======== Available data

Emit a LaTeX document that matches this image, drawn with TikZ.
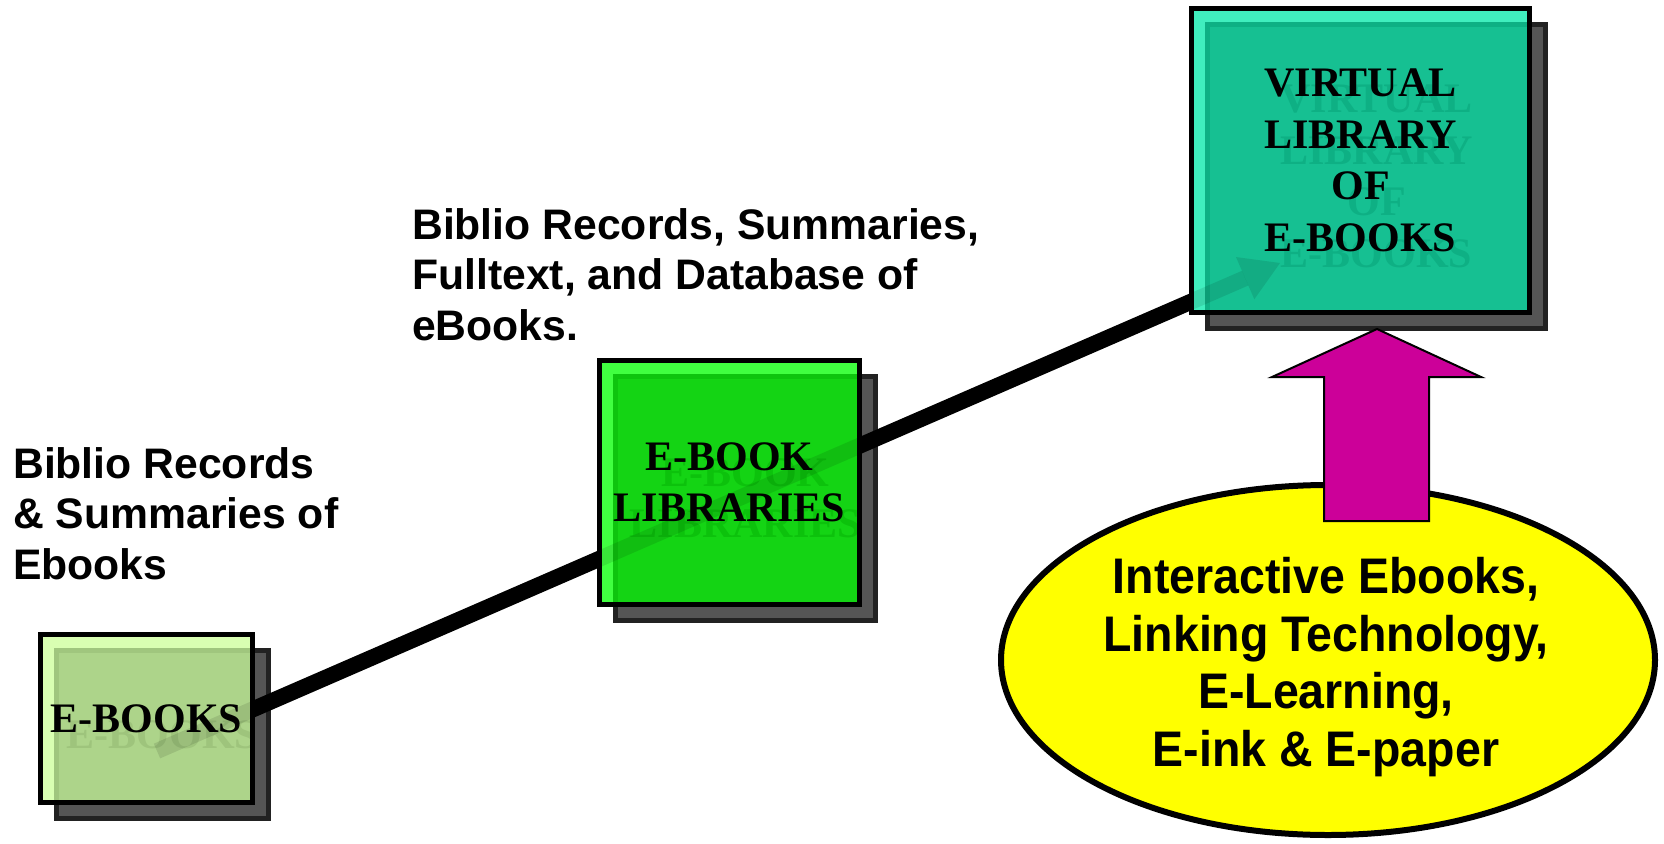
\documentclass[tikz,border=0pt]{standalone}
\usepackage{fontspec}
\setmainfont{Liberation Serif}
\newfontfamily\arialfont{Liberation Sans}
\newfontfamily\narrowfont{Liberation Sans}[FakeStretch=0.93]
\usetikzlibrary{shapes.geometric,arrows.meta}
\definecolor{shfill}{RGB}{85,85,85}
\definecolor{shdraw}{RGB}{34,34,34}
\definecolor{lightA}{RGB}{217,255,178}
\definecolor{overA}{RGB}{173,212,138}
\definecolor{ovbA}{RGB}{160,198,126}
\definecolor{ghostA}{RGB}{158,196,124}
\definecolor{lightB}{RGB}{64,255,64}
\definecolor{overB}{RGB}{20,212,20}
\definecolor{ovbB}{RGB}{14,196,14}
\definecolor{ghostB}{RGB}{12,194,12}
\definecolor{lightC}{RGB}{64,238,190}
\definecolor{overC}{RGB}{22,192,146}
\definecolor{ovbC}{RGB}{14,176,132}
\definecolor{ghostC}{RGB}{14,176,132}
\definecolor{magentaA}{RGB}{204,0,153}
\definecolor{yellowA}{RGB}{255,255,0}
\tikzset{
  shadowsty/.style={rectangle, fill=shfill, draw=shdraw, line width=4.5pt, inner sep=0pt, outer sep=0pt},
  fillsty/.style={rectangle, fill=#1, inner sep=0pt, outer sep=0pt},
  oversty/.style={rectangle, line width=4.5pt, inner sep=0pt, outer sep=0pt},
  boxfont/.style={font=\bfseries\fontsize{42}{51.5}\selectfont, align=center},
  frame/.style={rectangle, draw=black, line width=5pt, inner sep=0pt, outer sep=0pt, boxfont},
  ghost/.style={inner sep=0pt, boxfont, text=#1},
  sidetext/.style={font=\arialfont\bfseries\fontsize{42.7}{50.5}\selectfont, align=left, anchor=north west, inner sep=0pt},
  techtext/.style={font=\narrowfont\bfseries\fontsize{50}{57.7}\selectfont, align=center, inner sep=0pt},
  conn/.style={line width=16pt, -{Triangle[length=38pt,width=46pt,line width=0pt]}}
}
\begin{document}
\begin{tikzpicture}[x=1pt,y=-1pt]
\useasboundingbox (0,0) rectangle (1664,843);
% shadows
\node[shadowsty, minimum width=212pt, minimum height=168pt] (ebooksS) at (162.5,734.5) {};
\node[shadowsty, minimum width=260pt, minimum height=244pt] (libS) at (745.5,498.5) {};
\node[shadowsty, minimum width=338pt, minimum height=304pt] (virtS) at (1376.5,176.5) {};
% connector
\coordinate (lstart) at (157,751);
\coordinate (lend) at (1280,263);
\draw[conn] (lstart) -- (lend);
% front fills
\node[fillsty=lightA, minimum width=212pt, minimum height=168pt] (ebooks) at (146.5,718.5) {};
\node[fillsty=lightB, minimum width=260pt, minimum height=244pt] (lib) at (729.5,482.5) {};
\node[fillsty=lightC, minimum width=338pt, minimum height=304pt] (virt) at (1360.5,160.5) {};
% overlaps and ghost texts
\begin{scope}
  \clip (ebooks.north west) rectangle (ebooks.south east);
  \node[oversty, fill=overA, draw=ovbA, minimum width=212pt, minimum height=168pt] (ebooksO) at (162.5,734.5) {};
  \node[ghost=ghostA] (ebooksG) at (162.5,734.5) {E-BOOKS};
\end{scope}
\begin{scope}
  \clip (lib.north west) rectangle (lib.south east);
  \node[oversty, fill=overB, draw=ovbB, minimum width=260pt, minimum height=244pt] (libO) at (745.5,498.5) {};
  \node[ghost=ghostB] (libG) at (745.5,498.5) {E-BOOK\\LIBRARIES};
\end{scope}
\begin{scope}
  \clip (virt.north west) rectangle (virt.south east);
  \node[oversty, fill=overC, draw=ovbC, minimum width=338pt, minimum height=304pt] (virtO) at (1376.5,176.5) {};
  \node[ghost=ghostC] (virtG) at (1376.5,176.5) {VIRTUAL\\LIBRARY\\OF\\E-BOOKS};
\end{scope}
% connector seen through the boxes
\draw[conn, opacity=0.1] (lstart) -- (lend);
% frames and labels
\node[frame, minimum width=212pt, minimum height=168pt] (ebooksF) at (146.5,718.5) {E-BOOKS};
\node[frame, minimum width=260pt, minimum height=244pt] (libF) at (729.5,482.5) {E-BOOK\\LIBRARIES};
\node[frame, minimum width=338pt, minimum height=304pt] (virtF) at (1360.5,160.5) {VIRTUAL\\LIBRARY\\OF\\E-BOOKS};
% side texts
\node[sidetext] (note1) at (13,447) {Biblio Records\\\& Summaries of\\Ebooks};
\node[sidetext] (note2) at (412,208) {Biblio Records, Summaries,\\Fulltext, and Database of\\eBooks.};
% ellipse
\node[ellipse, draw=black, fill=yellowA, line width=6pt, minimum width=654pt, minimum height=350pt, inner sep=0pt] (tech) at (1328,660) {};
\node[techtext] (techlbl) at (1326,667) {Interactive Ebooks,\\Linking Technology,\\E-Learning,\\E-ink \& E-paper};
% block arrow
\draw[fill=magentaA, draw=black, line width=2pt, line join=miter]
  (1377,329) -- (1481,377) -- (1429,377) -- (1429,521) -- (1324,521) -- (1324,377) -- (1272,377) -- cycle;
\end{tikzpicture}
\end{document}
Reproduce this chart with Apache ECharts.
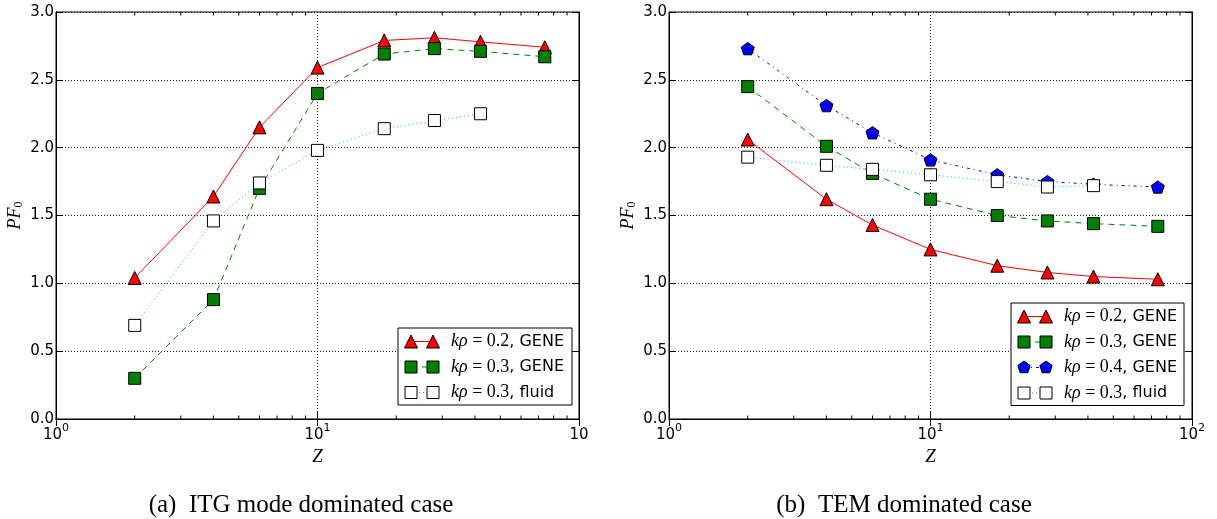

================

What to produce | Copy the records above exactly, leaving out every picture.

Answer to the exercise |
Emit a LaTeX document that matches this image, drawn with TikZ.
\documentclass[tikz,border=0pt]{standalone}
\usepackage{fontspec}
\setmainfont{Liberation Serif}
\newfontfamily\arialfont{Liberation Sans}
\newfontfamily\narrowfont{Liberation Sans}[FakeStretch=0.93]
\usetikzlibrary{shapes.geometric,arrows.meta}
\definecolor{shfill}{RGB}{85,85,85}
\definecolor{shdraw}{RGB}{34,34,34}
\definecolor{lightA}{RGB}{217,255,178}
\definecolor{overA}{RGB}{173,212,138}
\definecolor{ovbA}{RGB}{160,198,126}
\definecolor{ghostA}{RGB}{158,196,124}
\definecolor{lightB}{RGB}{64,255,64}
\definecolor{overB}{RGB}{20,212,20}
\definecolor{ovbB}{RGB}{14,196,14}
\definecolor{ghostB}{RGB}{12,194,12}
\definecolor{lightC}{RGB}{64,238,190}
\definecolor{overC}{RGB}{22,192,146}
\definecolor{ovbC}{RGB}{14,176,132}
\definecolor{ghostC}{RGB}{14,176,132}
\definecolor{magentaA}{RGB}{204,0,153}
\definecolor{yellowA}{RGB}{255,255,0}
\tikzset{
  shadowsty/.style={rectangle, fill=shfill, draw=shdraw, line width=4.5pt, inner sep=0pt, outer sep=0pt},
  fillsty/.style={rectangle, fill=#1, inner sep=0pt, outer sep=0pt},
  oversty/.style={rectangle, line width=4.5pt, inner sep=0pt, outer sep=0pt},
  boxfont/.style={font=\bfseries\fontsize{42}{51.5}\selectfont, align=center},
  frame/.style={rectangle, draw=black, line width=5pt, inner sep=0pt, outer sep=0pt, boxfont},
  ghost/.style={inner sep=0pt, boxfont, text=#1},
  sidetext/.style={font=\arialfont\bfseries\fontsize{42.7}{50.5}\selectfont, align=left, anchor=north west, inner sep=0pt},
  techtext/.style={font=\narrowfont\bfseries\fontsize{50}{57.7}\selectfont, align=center, inner sep=0pt},
  conn/.style={line width=16pt, -{Triangle[length=38pt,width=46pt,line width=0pt]}}
}
\begin{document}
\begin{tikzpicture}[x=1pt,y=-1pt]
\useasboundingbox (0,0) rectangle (1664,843);
% shadows
\node[shadowsty, minimum width=212pt, minimum height=168pt] (ebooksS) at (162.5,734.5) {};
\node[shadowsty, minimum width=260pt, minimum height=244pt] (libS) at (745.5,498.5) {};
\node[shadowsty, minimum width=338pt, minimum height=304pt] (virtS) at (1376.5,176.5) {};
% connector
\coordinate (lstart) at (157,751);
\coordinate (lend) at (1280,263);
\draw[conn] (lstart) -- (lend);
% front fills
\node[fillsty=lightA, minimum width=212pt, minimum height=168pt] (ebooks) at (146.5,718.5) {};
\node[fillsty=lightB, minimum width=260pt, minimum height=244pt] (lib) at (729.5,482.5) {};
\node[fillsty=lightC, minimum width=338pt, minimum height=304pt] (virt) at (1360.5,160.5) {};
% overlaps and ghost texts
\begin{scope}
  \clip (ebooks.north west) rectangle (ebooks.south east);
  \node[oversty, fill=overA, draw=ovbA, minimum width=212pt, minimum height=168pt] (ebooksO) at (162.5,734.5) {};
  \node[ghost=ghostA] (ebooksG) at (162.5,734.5) {E-BOOKS};
\end{scope}
\begin{scope}
  \clip (lib.north west) rectangle (lib.south east);
  \node[oversty, fill=overB, draw=ovbB, minimum width=260pt, minimum height=244pt] (libO) at (745.5,498.5) {};
  \node[ghost=ghostB] (libG) at (745.5,498.5) {E-BOOK\\LIBRARIES};
\end{scope}
\begin{scope}
  \clip (virt.north west) rectangle (virt.south east);
  \node[oversty, fill=overC, draw=ovbC, minimum width=338pt, minimum height=304pt] (virtO) at (1376.5,176.5) {};
  \node[ghost=ghostC] (virtG) at (1376.5,176.5) {VIRTUAL\\LIBRARY\\OF\\E-BOOKS};
\end{scope}
% connector seen through the boxes
\draw[conn, opacity=0.1] (lstart) -- (lend);
% frames and labels
\node[frame, minimum width=212pt, minimum height=168pt] (ebooksF) at (146.5,718.5) {E-BOOKS};
\node[frame, minimum width=260pt, minimum height=244pt] (libF) at (729.5,482.5) {E-BOOK\\LIBRARIES};
\node[frame, minimum width=338pt, minimum height=304pt] (virtF) at (1360.5,160.5) {VIRTUAL\\LIBRARY\\OF\\E-BOOKS};
% side texts
\node[sidetext] (note1) at (13,447) {Biblio Records\\\& Summaries of\\Ebooks};
\node[sidetext] (note2) at (412,208) {Biblio Records, Summaries,\\Fulltext, and Database of\\eBooks.};
% ellipse
\node[ellipse, draw=black, fill=yellowA, line width=6pt, minimum width=654pt, minimum height=350pt, inner sep=0pt] (tech) at (1328,660) {};
\node[techtext] (techlbl) at (1326,667) {Interactive Ebooks,\\Linking Technology,\\E-Learning,\\E-ink \& E-paper};
% block arrow
\draw[fill=magentaA, draw=black, line width=2pt, line join=miter]
  (1377,329) -- (1481,377) -- (1429,377) -- (1429,521) -- (1324,521) -- (1324,377) -- (1272,377) -- cycle;
\end{tikzpicture}
\end{document}
Reproduce this chart with Apache ECharts.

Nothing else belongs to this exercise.